Every player wins iff every cycle has length at most $2$ . Out of the $4! = 24$ permutations on four letters, the ones with no cycle longer than $2$ are those whose cycle type is $(1, 1, 1, 1)$ , $(2, 1, 1)$ , or $(2, 2)$ . There is $1$ of the first type (the identity), $\binom{4}{2} = 6$ of the second (one transposition, two fixed points), and $\tfrac{1}{2}\binom{4}{2} = 3$ of the third (two disjoint transpositions). Total $10$ . $\boxed{\,\Pr(\text{team wins}) = \tfrac{10}{24} \approx 41.7\%.\,}$ Comfortably more than $1/16 \approx 6.25\%$ .

Extra credit. With $100$ players, $100$ boxes, and $50$ openings each, the same cycle strategy applies.
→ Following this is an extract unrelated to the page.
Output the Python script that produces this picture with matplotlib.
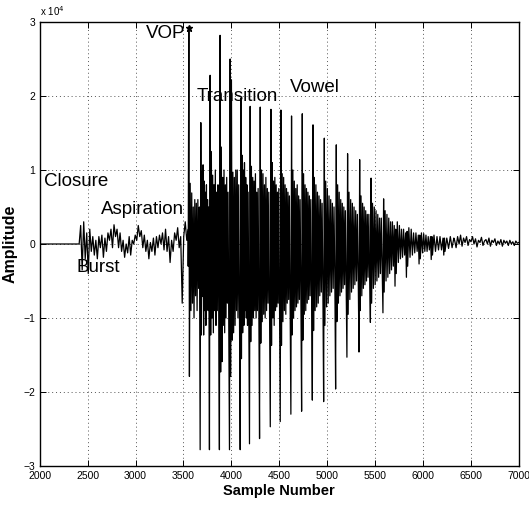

The team wins iff the random permutation $\sigma$ on $\{1, \ldots, 100\}$ has no cycle of length greater than $50$ . At most one such long cycle can exist, since two cycles of length more than $50$ would need more than $100$ elements between them.
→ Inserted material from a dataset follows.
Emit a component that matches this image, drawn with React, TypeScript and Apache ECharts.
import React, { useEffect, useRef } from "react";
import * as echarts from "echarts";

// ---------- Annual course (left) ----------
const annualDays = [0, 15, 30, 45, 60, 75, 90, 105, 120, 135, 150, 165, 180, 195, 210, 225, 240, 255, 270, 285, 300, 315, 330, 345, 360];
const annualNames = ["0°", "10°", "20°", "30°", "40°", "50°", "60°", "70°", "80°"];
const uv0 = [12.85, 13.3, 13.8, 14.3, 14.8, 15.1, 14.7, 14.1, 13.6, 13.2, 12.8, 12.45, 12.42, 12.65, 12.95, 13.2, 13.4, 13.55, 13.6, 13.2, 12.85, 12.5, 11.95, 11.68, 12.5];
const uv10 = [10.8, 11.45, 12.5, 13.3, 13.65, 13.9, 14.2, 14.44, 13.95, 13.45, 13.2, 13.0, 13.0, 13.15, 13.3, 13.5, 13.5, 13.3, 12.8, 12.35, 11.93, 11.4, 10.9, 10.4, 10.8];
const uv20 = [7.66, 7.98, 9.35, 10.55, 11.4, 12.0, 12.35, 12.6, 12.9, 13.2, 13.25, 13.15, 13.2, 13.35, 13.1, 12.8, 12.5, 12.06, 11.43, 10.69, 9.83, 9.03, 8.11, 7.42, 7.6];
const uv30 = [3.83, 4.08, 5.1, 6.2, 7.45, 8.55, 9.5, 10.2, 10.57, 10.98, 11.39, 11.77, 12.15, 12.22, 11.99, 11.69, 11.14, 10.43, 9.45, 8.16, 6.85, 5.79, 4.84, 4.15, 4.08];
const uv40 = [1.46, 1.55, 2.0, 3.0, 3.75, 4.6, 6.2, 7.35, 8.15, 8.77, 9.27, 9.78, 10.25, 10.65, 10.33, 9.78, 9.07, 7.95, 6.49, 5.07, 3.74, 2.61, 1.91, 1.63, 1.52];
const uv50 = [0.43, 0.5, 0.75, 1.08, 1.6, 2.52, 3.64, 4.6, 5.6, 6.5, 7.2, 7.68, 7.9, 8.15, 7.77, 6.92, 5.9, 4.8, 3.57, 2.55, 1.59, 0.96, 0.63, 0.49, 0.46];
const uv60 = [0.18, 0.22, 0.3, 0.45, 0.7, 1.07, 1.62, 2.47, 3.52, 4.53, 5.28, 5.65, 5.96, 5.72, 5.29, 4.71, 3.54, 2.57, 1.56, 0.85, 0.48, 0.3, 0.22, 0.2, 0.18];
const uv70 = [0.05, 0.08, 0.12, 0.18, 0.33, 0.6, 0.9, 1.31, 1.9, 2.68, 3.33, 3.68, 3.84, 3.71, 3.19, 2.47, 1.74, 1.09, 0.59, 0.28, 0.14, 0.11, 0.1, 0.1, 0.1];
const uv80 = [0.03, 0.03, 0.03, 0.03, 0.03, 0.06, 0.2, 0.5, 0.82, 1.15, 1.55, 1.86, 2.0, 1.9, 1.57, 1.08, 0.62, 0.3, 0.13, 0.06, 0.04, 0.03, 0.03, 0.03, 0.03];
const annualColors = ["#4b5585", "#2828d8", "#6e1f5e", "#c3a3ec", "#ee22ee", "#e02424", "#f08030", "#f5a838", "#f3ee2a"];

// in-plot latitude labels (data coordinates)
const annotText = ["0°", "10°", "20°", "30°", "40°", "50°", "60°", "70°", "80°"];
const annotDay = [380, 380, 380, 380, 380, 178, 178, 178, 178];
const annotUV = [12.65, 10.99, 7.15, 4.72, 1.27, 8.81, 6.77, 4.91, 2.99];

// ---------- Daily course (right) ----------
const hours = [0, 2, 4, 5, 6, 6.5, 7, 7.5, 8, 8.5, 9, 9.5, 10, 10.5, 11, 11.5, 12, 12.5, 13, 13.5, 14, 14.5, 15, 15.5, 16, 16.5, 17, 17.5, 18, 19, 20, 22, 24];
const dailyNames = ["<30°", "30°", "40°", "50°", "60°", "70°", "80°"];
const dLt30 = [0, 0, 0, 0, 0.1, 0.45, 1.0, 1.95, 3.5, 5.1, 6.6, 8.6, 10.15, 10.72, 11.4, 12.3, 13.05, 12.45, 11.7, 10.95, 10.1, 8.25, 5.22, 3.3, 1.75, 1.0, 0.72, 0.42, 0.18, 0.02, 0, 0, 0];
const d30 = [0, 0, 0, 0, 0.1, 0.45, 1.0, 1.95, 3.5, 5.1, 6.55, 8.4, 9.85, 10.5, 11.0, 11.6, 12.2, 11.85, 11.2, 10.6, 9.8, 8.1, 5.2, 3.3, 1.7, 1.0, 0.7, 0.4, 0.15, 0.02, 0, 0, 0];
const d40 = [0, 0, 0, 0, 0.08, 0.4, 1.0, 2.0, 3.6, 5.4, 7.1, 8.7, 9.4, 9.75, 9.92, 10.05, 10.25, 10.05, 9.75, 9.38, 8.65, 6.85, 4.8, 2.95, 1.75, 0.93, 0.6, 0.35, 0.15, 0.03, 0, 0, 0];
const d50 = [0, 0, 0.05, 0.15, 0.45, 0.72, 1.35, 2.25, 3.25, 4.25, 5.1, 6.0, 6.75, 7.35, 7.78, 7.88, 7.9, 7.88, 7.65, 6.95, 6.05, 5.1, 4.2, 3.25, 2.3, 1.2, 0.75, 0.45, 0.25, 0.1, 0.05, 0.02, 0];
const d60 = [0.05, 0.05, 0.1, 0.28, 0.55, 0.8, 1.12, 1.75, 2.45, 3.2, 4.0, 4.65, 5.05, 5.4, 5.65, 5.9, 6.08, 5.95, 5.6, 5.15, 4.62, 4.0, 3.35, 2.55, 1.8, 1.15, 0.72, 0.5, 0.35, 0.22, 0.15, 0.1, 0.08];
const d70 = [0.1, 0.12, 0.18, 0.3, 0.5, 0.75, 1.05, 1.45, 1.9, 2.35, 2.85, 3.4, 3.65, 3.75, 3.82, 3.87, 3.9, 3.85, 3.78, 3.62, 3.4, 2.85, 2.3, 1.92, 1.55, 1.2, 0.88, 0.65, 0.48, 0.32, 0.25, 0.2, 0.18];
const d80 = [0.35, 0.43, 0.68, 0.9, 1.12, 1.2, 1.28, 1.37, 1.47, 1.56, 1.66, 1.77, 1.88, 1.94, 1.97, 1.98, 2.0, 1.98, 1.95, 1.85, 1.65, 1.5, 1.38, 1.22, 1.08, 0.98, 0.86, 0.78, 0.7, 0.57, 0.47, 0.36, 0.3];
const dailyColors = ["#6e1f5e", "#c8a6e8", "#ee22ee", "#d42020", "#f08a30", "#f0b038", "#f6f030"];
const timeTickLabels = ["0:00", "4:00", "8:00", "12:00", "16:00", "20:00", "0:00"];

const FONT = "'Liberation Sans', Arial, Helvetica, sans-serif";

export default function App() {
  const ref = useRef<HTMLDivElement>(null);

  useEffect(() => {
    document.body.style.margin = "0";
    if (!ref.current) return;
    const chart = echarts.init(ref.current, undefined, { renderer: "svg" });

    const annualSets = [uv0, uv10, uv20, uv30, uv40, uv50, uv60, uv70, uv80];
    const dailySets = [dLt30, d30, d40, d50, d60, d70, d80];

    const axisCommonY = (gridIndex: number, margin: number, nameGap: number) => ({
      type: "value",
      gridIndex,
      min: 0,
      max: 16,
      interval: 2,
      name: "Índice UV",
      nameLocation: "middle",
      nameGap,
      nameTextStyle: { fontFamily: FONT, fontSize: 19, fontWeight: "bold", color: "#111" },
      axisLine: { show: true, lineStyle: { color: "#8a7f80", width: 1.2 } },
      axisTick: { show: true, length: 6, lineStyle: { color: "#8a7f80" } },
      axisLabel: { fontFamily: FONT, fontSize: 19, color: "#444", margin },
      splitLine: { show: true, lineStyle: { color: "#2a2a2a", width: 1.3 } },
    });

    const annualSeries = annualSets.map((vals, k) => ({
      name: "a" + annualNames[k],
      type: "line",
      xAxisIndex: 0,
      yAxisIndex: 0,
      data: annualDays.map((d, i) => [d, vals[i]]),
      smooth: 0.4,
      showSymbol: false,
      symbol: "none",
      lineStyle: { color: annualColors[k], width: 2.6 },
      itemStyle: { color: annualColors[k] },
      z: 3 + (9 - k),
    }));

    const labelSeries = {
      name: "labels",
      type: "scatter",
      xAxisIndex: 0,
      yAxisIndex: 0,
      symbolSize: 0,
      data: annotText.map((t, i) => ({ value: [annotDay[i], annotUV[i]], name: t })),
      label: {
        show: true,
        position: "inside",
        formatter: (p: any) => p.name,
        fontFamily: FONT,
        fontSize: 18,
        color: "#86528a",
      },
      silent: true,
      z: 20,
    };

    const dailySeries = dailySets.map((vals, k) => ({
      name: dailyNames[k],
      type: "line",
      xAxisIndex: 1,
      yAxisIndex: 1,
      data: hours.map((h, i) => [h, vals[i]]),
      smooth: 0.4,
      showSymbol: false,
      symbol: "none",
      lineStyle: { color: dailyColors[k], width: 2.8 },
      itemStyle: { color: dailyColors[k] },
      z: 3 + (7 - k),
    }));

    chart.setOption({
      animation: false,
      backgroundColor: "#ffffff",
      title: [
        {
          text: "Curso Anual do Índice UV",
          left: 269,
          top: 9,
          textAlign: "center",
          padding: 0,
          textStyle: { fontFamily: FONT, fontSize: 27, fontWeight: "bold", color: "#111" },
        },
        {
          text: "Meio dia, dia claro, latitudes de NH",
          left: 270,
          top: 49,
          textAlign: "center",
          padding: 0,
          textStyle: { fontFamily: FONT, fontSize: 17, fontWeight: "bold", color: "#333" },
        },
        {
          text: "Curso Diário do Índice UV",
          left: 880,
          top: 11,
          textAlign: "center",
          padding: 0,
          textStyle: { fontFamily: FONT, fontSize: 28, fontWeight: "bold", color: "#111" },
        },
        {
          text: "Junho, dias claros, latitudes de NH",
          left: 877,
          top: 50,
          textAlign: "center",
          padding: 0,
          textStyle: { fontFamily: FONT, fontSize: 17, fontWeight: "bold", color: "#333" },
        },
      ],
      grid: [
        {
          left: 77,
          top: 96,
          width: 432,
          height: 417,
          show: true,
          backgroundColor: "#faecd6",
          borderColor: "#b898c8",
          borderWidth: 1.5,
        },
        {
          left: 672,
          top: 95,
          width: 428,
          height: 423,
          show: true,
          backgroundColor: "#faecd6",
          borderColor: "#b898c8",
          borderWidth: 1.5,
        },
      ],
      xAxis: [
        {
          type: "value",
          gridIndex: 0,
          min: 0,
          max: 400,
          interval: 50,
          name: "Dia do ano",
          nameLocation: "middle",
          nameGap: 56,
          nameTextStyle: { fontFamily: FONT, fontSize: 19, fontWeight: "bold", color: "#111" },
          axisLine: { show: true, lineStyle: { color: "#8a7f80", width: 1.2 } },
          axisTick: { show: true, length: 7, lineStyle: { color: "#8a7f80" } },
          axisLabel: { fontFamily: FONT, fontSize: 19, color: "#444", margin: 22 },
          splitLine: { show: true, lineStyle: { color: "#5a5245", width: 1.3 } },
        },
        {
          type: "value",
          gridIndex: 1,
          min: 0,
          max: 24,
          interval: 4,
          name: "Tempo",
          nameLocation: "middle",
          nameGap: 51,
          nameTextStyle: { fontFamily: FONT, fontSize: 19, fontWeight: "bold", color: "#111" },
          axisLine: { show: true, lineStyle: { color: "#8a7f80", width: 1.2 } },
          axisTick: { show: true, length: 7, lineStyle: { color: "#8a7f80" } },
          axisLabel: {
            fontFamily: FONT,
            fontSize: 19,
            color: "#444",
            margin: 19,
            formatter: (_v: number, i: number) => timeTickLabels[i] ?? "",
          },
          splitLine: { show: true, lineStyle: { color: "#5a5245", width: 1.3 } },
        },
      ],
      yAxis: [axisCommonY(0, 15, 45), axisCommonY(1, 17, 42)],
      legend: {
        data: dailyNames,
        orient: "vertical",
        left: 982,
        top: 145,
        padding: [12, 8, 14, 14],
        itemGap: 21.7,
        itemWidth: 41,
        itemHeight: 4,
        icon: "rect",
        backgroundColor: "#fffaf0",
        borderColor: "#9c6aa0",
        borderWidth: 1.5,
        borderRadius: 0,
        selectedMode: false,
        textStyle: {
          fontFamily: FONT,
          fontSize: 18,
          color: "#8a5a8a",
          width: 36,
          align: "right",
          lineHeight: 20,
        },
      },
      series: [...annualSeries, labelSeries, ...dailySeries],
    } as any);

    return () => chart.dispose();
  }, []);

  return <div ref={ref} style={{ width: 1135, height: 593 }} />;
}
For each $k > 50$ , count the permutations with a cycle of length exactly $k$ . Choose which $k$ of the $100$ elements form that cycle ( $\binom{100}{k}$ ways), arrange them into a cycle ( $(k-1)!$ ways for a directed cycle on $k$ vertices), and permute the remaining $100 - k$ elements freely ( $(100 - k)!$ ways). The total is $\binom{100}{k}(k - 1)!\,(100 - k)! = \frac{100!}{k},$ so the fraction of permutations with such a cycle is $1/k$ . These events are disjoint for different $k > 50$ (only one long cycle can exist), so $\Pr(\text{some cycle has length} > 50) = \sum_{k=51}^{100} \frac{1}{k} = H_{100} - H_{50},$ where $H_n = 1 + \tfrac12 + \cdots + \tfrac1n$ is the $n$ -th harmonic number. $\Pr(\text{team wins}) = 1 - (H_{100} - H_{50}) \approx 1 - 0.6882 = 0.3118.$ $\boxed{\,\Pr(\text{team wins with } 100 \text{ boxes}) \approx 31.18\%.\,}$ As $n \to \infty$ with the opening limit fixed at $n/2$ , the win probability tends to $1 - \ln 2 \approx 0.3069$ , a constant independent of the number of prisoners. This is the celebrated $100$ -prisoners theorem.

The computation

For $n = 4$ , enumerate all $24$ permutations and count those whose longest cycle is at most $2$ . For $n = 100$ , simulate random permutations and check the same condition. Both should reproduce the boxed values.

For $n = 4$ : iterate over all permutations of $\{1, 2, 3, 4\}$ ; for each, compute its cycle structure; count those with maximum cycle length $\leq 2$ .
For $n = 100$ : generate random permutations, find the longest cycle of each, count those with length $\leq 50$ .

from itertools import permutations
import random

def max_cycle_len(p):
    seen = [False] * len(p)
    best = 0
    for i in range(len(p)):
        if seen[i]: continue
        j, L = i, 0
        while not seen[j]:
            seen[j] = True
            j = p[j]
            L += 1
        if L > best: best = L
    return best

n4 = sum(1 for p in permutations(range(4)) if max_cycle_len(p) <= 2)
print(n4, round(n4 / 24, 4))                         # 10  0.4167

rng = random.Random(0)
N = 200_000
wins = 0
for _ in range(N):
    p = list(range(100)); rng.shuffle(p)
    if max_cycle_len(p) <= 50: wins += 1
print(round(wins / N, 4))                            # ~0.3118

The four-box exhaustive count gives $10/24$ exactly; the $100$ -box Monte Carlo lands within sampling error of $0.3118$ , matching both the boxed answer and the $1 - \ln 2$ limit.